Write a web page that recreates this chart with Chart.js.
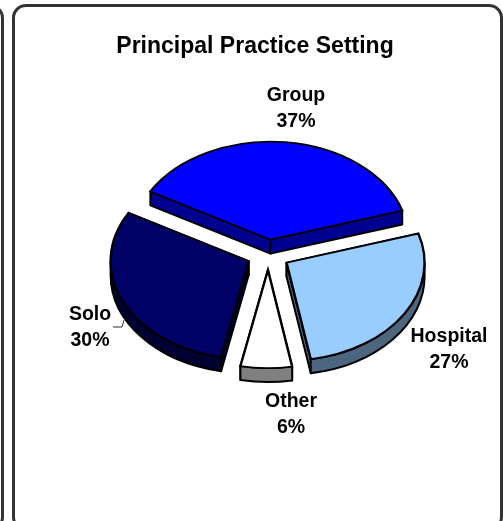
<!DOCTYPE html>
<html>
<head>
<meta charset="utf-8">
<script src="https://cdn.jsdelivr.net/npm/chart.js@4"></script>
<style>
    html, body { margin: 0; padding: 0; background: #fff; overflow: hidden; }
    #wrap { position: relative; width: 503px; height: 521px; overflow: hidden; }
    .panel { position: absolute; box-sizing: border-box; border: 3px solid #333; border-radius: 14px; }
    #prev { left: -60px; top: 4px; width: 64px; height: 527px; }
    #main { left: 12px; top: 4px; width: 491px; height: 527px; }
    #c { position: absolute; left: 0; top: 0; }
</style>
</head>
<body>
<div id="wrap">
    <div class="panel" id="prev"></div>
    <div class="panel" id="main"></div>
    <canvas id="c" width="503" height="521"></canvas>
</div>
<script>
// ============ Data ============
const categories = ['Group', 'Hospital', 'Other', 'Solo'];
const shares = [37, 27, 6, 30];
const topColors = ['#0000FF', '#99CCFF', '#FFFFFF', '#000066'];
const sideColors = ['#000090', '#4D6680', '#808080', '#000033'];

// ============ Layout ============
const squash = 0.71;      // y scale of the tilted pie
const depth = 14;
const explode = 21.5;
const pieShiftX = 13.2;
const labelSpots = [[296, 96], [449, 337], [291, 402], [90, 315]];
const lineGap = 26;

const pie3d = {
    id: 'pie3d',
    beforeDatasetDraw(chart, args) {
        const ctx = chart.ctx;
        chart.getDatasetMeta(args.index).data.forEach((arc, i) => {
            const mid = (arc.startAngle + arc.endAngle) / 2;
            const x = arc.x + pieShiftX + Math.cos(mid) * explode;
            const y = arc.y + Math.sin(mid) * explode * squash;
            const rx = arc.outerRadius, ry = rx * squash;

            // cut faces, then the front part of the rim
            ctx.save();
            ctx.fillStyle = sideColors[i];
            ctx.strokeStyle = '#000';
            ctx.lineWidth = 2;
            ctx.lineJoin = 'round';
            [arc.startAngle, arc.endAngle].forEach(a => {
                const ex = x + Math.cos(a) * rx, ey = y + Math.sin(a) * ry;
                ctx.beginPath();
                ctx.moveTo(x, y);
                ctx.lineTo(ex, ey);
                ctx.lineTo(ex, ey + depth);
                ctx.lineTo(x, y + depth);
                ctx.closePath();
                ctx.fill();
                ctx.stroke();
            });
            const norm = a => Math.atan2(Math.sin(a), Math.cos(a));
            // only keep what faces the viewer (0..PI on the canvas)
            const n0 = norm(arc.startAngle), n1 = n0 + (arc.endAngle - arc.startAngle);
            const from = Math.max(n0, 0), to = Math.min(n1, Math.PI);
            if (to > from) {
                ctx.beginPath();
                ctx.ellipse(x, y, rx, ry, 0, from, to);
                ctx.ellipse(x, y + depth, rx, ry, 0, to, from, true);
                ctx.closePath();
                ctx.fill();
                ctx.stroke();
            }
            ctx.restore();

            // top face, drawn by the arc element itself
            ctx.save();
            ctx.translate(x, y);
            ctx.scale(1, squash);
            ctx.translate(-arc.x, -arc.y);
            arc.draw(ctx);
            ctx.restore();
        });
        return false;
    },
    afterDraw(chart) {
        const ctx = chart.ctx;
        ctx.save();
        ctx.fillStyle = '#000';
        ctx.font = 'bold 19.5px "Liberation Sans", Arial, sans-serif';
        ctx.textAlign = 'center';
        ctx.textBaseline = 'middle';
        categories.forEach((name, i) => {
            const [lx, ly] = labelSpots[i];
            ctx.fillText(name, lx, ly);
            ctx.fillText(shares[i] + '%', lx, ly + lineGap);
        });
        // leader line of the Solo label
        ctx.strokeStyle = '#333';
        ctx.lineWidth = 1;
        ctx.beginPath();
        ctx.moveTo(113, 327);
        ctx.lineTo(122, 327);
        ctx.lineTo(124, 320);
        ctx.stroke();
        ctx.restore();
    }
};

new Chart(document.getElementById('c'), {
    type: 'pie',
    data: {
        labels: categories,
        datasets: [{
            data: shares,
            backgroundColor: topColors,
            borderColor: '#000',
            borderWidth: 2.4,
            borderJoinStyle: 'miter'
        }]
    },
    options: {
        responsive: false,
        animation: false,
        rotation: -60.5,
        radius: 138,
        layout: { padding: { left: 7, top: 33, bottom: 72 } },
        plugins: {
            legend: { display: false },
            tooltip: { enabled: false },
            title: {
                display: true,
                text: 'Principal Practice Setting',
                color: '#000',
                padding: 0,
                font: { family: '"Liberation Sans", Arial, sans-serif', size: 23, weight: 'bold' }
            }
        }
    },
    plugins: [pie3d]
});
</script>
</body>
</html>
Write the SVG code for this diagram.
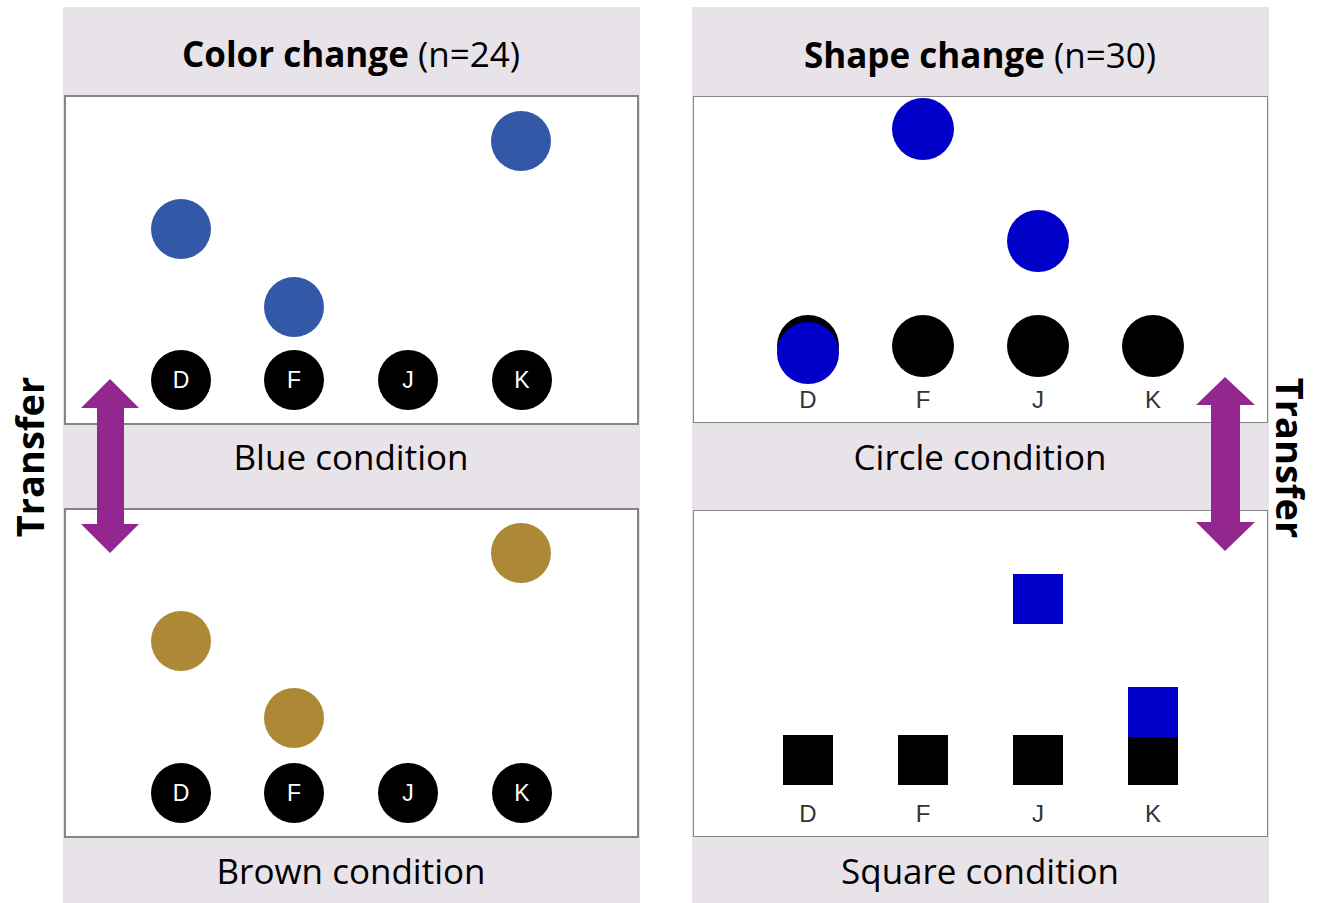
________
WRITTEN INSTRUCTION:
Retype the whole listing exactly and leave the pictures out.

WRITTEN SOLUTION:
Write a web page that recreates this chart with Chart.js.
<!DOCTYPE html>
<html>
<head>
<meta charset="utf-8">
<script src="https://cdn.jsdelivr.net/npm/chart.js@4"></script>
<style>
    html, body { margin: 0; padding: 0; background: #fff; overflow: hidden; }
    #wrap { position: relative; width: 503px; height: 521px; overflow: hidden; }
    .panel { position: absolute; box-sizing: border-box; border: 3px solid #333; border-radius: 14px; }
    #prev { left: -60px; top: 4px; width: 64px; height: 527px; }
    #main { left: 12px; top: 4px; width: 491px; height: 527px; }
    #c { position: absolute; left: 0; top: 0; }
</style>
</head>
<body>
<div id="wrap">
    <div class="panel" id="prev"></div>
    <div class="panel" id="main"></div>
    <canvas id="c" width="503" height="521"></canvas>
</div>
<script>
// ============ Data ============
const categories = ['Group', 'Hospital', 'Other', 'Solo'];
const shares = [37, 27, 6, 30];
const topColors = ['#0000FF', '#99CCFF', '#FFFFFF', '#000066'];
const sideColors = ['#000090', '#4D6680', '#808080', '#000033'];

// ============ Layout ============
const squash = 0.71;      // y scale of the tilted pie
const depth = 14;
const explode = 21.5;
const pieShiftX = 13.2;
const labelSpots = [[296, 96], [449, 337], [291, 402], [90, 315]];
const lineGap = 26;

const pie3d = {
    id: 'pie3d',
    beforeDatasetDraw(chart, args) {
        const ctx = chart.ctx;
        chart.getDatasetMeta(args.index).data.forEach((arc, i) => {
            const mid = (arc.startAngle + arc.endAngle) / 2;
            const x = arc.x + pieShiftX + Math.cos(mid) * explode;
            const y = arc.y + Math.sin(mid) * explode * squash;
            const rx = arc.outerRadius, ry = rx * squash;

            // cut faces, then the front part of the rim
            ctx.save();
            ctx.fillStyle = sideColors[i];
            ctx.strokeStyle = '#000';
            ctx.lineWidth = 2;
            ctx.lineJoin = 'round';
            [arc.startAngle, arc.endAngle].forEach(a => {
                const ex = x + Math.cos(a) * rx, ey = y + Math.sin(a) * ry;
                ctx.beginPath();
                ctx.moveTo(x, y);
                ctx.lineTo(ex, ey);
                ctx.lineTo(ex, ey + depth);
                ctx.lineTo(x, y + depth);
                ctx.closePath();
                ctx.fill();
                ctx.stroke();
            });
            const norm = a => Math.atan2(Math.sin(a), Math.cos(a));
            // only keep what faces the viewer (0..PI on the canvas)
            const n0 = norm(arc.startAngle), n1 = n0 + (arc.endAngle - arc.startAngle);
            const from = Math.max(n0, 0), to = Math.min(n1, Math.PI);
            if (to > from) {
                ctx.beginPath();
                ctx.ellipse(x, y, rx, ry, 0, from, to);
                ctx.ellipse(x, y + depth, rx, ry, 0, to, from, true);
                ctx.closePath();
                ctx.fill();
                ctx.stroke();
            }
            ctx.restore();

            // top face, drawn by the arc element itself
            ctx.save();
            ctx.translate(x, y);
            ctx.scale(1, squash);
            ctx.translate(-arc.x, -arc.y);
            arc.draw(ctx);
            ctx.restore();
        });
        return false;
    },
    afterDraw(chart) {
        const ctx = chart.ctx;
        ctx.save();
        ctx.fillStyle = '#000';
        ctx.font = 'bold 19.5px "Liberation Sans", Arial, sans-serif';
        ctx.textAlign = 'center';
        ctx.textBaseline = 'middle';
        categories.forEach((name, i) => {
            const [lx, ly] = labelSpots[i];
            ctx.fillText(name, lx, ly);
            ctx.fillText(shares[i] + '%', lx, ly + lineGap);
        });
        // leader line of the Solo label
        ctx.strokeStyle = '#333';
        ctx.lineWidth = 1;
        ctx.beginPath();
        ctx.moveTo(113, 327);
        ctx.lineTo(122, 327);
        ctx.lineTo(124, 320);
        ctx.stroke();
        ctx.restore();
    }
};

new Chart(document.getElementById('c'), {
    type: 'pie',
    data: {
        labels: categories,
        datasets: [{
            data: shares,
            backgroundColor: topColors,
            borderColor: '#000',
            borderWidth: 2.4,
            borderJoinStyle: 'miter'
        }]
    },
    options: {
        responsive: false,
        animation: false,
        rotation: -60.5,
        radius: 138,
        layout: { padding: { left: 7, top: 33, bottom: 72 } },
        plugins: {
            legend: { display: false },
            tooltip: { enabled: false },
            title: {
                display: true,
                text: 'Principal Practice Setting',
                color: '#000',
                padding: 0,
                font: { family: '"Liberation Sans", Arial, sans-serif', size: 23, weight: 'bold' }
            }
        }
    },
    plugins: [pie3d]
});
</script>
</body>
</html>
Write the SVG code for this diagram.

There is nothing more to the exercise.